Social services bosses in Birmingham say they are taking "innovative" legal action in a bid to protect vulnerable children who may be victims of sexual exploitation.
Birmingham City Council says it has launched civil court proceedings against a number of men with the aim of protecting youngsters who may not understand what is happening to them.
Officials say they have asked a family court judge to make orders barring a number of men from approaching girls with the support of West Midlands Police.
A lawyer representing the council today outlined officials' thinking to a judge at a hearing in the Family Division of the High Court in London.
Mr Justice Keehan has been asked to make orders against a number of men after social workers and police raised concerns about the welfare of a vulnerable 17-year-old girl who is in the care of Birmingham City Council.
Last month Mr Justice Keehan imposed temporary orders against several men following the launch of the civil court litigation by social services bosses in Birmingham.
And today he was asked to consider making those orders - which bar the men from contacting, approaching or following the vulnerable teenager and from approaching ''any female under 18'', with whom they are not personally associated, in public places - long term.
He is scheduled to hear evidence relating to six men at a series of trials.
Lorna Meyer QC today told Mr Justice Keehan that Birmingham City Council and West Midlands Police had identified a "number of individuals" found to be "inappropriately" in the company of the 17-year-old girl.
Lawyers thought that there was not enough evidence to secure criminal convictions - on a beyond reasonable doubt basis - "at the current time".
But Miss Mayer said lawyers thought that there was enough evidence to obtain civil court injunctions - on a balance of probabilities basis.
And she said as a result the council had initiated proceedings in the Family Division of the High Court, with the assistance of West Midlands Police.

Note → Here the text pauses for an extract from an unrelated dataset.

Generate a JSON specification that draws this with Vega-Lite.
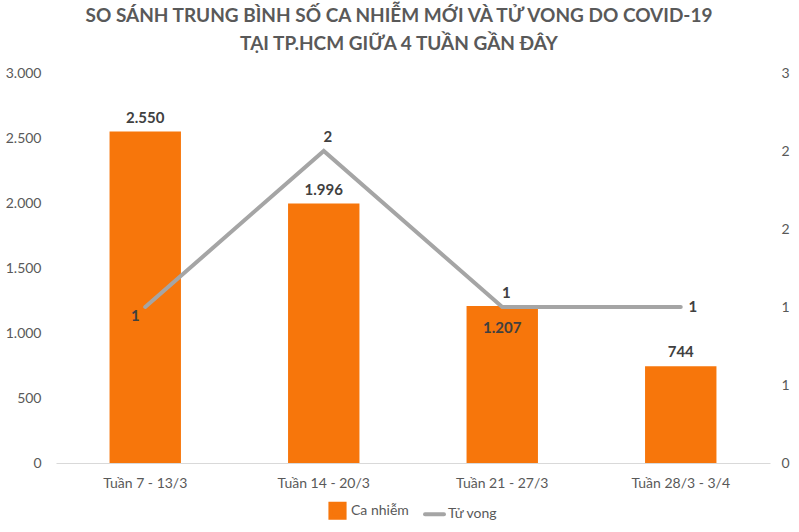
{
  "$schema": "https://vega.github.io/schema/vega-lite/v6.json",
  "width": 714,
  "height": 390,
  "autosize": "none",
  "padding": {"left": 56, "top": 73, "right": 29, "bottom": 69},
  "config": {
    "locale": {"number": {"decimal": ",", "thousands": ".", "grouping": [3], "currency": ["", "₫"]}},
    "view": {"stroke": null},
    "font": "Lato",
    "legend": {"layout": {"bottom": {"anchor": "middle"}}}
  },
  "title": {
    "text": ["SO SÁNH TRUNG BÌNH SỐ CA NHIỄM MỚI VÀ TỬ VONG DO COVID-19", "TẠI TP.HCM GIỮA 4 TUẦN GẦN ĐÂY"],
    "fontSize": 19,
    "fontWeight": "bold",
    "color": "#595959",
    "anchor": "middle",
    "dx": -14,
    "offset": 12,
    "lineHeight": 28
  },
  "data": {
    "values": [
      {"week": "Tuần 7 - 13/3", "cases": 2550, "deaths": 1.2},
      {"week": "Tuần 14 - 20/3", "cases": 1996, "deaths": 2.4},
      {"week": "Tuần 21 - 27/3", "cases": 1207, "deaths": 1.2},
      {"week": "Tuần 28/3 - 3/4", "cases": 744, "deaths": 1.2}
    ]
  },
  "encoding": {
    "x": {
      "field": "week",
      "type": "nominal",
      "sort": null,
      "title": null,
      "scale": {"paddingInner": 0.6, "paddingOuter": 0.3},
      "axis": {
        "labelAngle": 0,
        "ticks": false,
        "domainColor": "#d9d9d9",
        "domainWidth": 1,
        "labelColor": "#595959",
        "labelFontSize": 14,
        "labelPadding": 13,
        "grid": false
      }
    }
  },
  "layer": [
    {
      "encoding": {
        "y": {
          "field": "cases",
          "type": "quantitative",
          "title": null,
          "scale": {"domain": [0, 3000]},
          "axis": {
            "orient": "left",
            "values": [0, 500, 1000, 1500, 2000, 2500, 3000],
            "format": ",.0f",
            "grid": false,
            "ticks": false,
            "domain": false,
            "labelColor": "#595959",
            "labelFontSize": 14,
            "labelPadding": 15
          }
        }
      },
      "layer": [
        {
          "mark": {"type": "bar", "color": "#F7760B"},
          "encoding": {"color": {"datum": "Ca nhiễm", "type": "nominal", "scale": {"domain": ["Ca nhiễm", "Tử vong"], "range": ["#F7760B", "#A5A5A5"]}, "legend": {
            "orient": "bottom",
            "direction": "horizontal",
            "title": null,
            "labelColor": "#595959",
            "labelFontSize": 14,
            "columnPadding": 8,
            "symbolOffset": 0,
            "offset": 11,
            "encode": {
              "symbols": {
                "update": {
                  "shape": {"signal": "datum.value === 'Tử vong' ? 'stroke' : 'square'"},
                  "stroke": {"signal": "datum.value === 'Tử vong' ? '#A5A5A5' : 'transparent'"},
                  "strokeWidth": {"value": 4},
                  "strokeCap": {"value": "round"},
                  "fill": {"signal": "datum.value === 'Tử vong' ? 'transparent' : '#F7760B'"},
                  "size": {"signal": "datum.value === 'Tử vong' ? 360 : 200"},
                  "opacity": {"value": 1}
                }
              }
            }
          }}}
        },
        {
          "transform": [{"filter": "datum.week !== 'Tuần 21 - 27/3'"}],
          "mark": {"type": "text", "fontWeight": "bold", "fontSize": 15, "color": "#404040", "dy": -14},
          "encoding": {"text": {"field": "cases", "type": "quantitative", "format": ",.0f"}}
        },
        {
          "transform": [{"filter": "datum.week === 'Tuần 21 - 27/3'"}],
          "mark": {"type": "text", "fontWeight": "bold", "fontSize": 15, "color": "#404040", "dy": 22},
          "encoding": {"text": {"field": "cases", "type": "quantitative", "format": ",.0f"}}
        }
      ]
    },
    {
      "encoding": {
        "y": {
          "field": "deaths",
          "type": "quantitative",
          "title": null,
          "scale": {"domain": [0, 3]},
          "axis": {
            "orient": "right",
            "values": [0, 0.6, 1.2, 1.8, 2.4, 3],
            "format": ".0f",
            "grid": false,
            "ticks": false,
            "domain": false,
            "labelColor": "#595959",
            "labelFontSize": 14,
            "labelPadding": 11
          }
        }
      },
      "layer": [
        {
          "mark": {"type": "line", "strokeWidth": 4, "strokeCap": "round", "strokeJoin": "miter"},
          "encoding": {"color": {"datum": "Tử vong", "type": "nominal"}}
        },
        {
          "transform": [{"filter": "datum.week === 'Tuần 7 - 13/3'"}],
          "mark": {"type": "text", "fontWeight": "bold", "fontSize": 15, "color": "#404040", "dx": -10, "dy": 9},
          "encoding": {"text": {"field": "deaths", "type": "quantitative", "format": ".0f"}}
        },
        {
          "transform": [{"filter": "datum.week === 'Tuần 14 - 20/3' || datum.week === 'Tuần 21 - 27/3'"}],
          "mark": {"type": "text", "fontWeight": "bold", "fontSize": 15, "color": "#404040", "dx": 4, "dy": -14},
          "encoding": {"text": {"field": "deaths", "type": "quantitative", "format": ".0f"}}
        },
        {
          "transform": [{"filter": "datum.week === 'Tuần 28/3 - 3/4'"}],
          "mark": {"type": "text", "fontWeight": "bold", "fontSize": 15, "color": "#404040", "dx": 12, "dy": 0},
          "encoding": {"text": {"field": "deaths", "type": "quantitative", "format": ".0f"}}
        }
      ]
    }
  ],
  "resolve": {"scale": {"y": "independent"}}
}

She said council bosses wanted orders barring the men from contacting the girl - or "any other female under the age of 18 years not previously associated with them" in a public place.
Miss Meyer said if long-term injunctions were made, and if any of the men were found "in the company of a vulnerable child" by West Midlands Police or Birmingham City Council, then lawyers would ask a judge to impose jail terms for contempt of court.
"Vulnerable children and in some case adult victims have often been groomed, persuaded or threatened," Miss Meyer told the judge.
"It can be difficult to empower the victims to come forward and give evidence against the perpetrators of the exploitation.
"This case does not rely upon the victim to give evidence."
She added: "Birmingham City Council have taken this innovative legal step with the support of West Midlands Police to help remedy that situation and to protect vulnerable persons where they are frightened or lack understanding of what is happening to them."
Miss Meyer said there was an "element of uncertainty" about the council's legal action.
She said a judge at an earlier hearing had described the case as "exploring the legal framework" under which a child could be protected and had suggested that the litigation was "new and strikingly novel".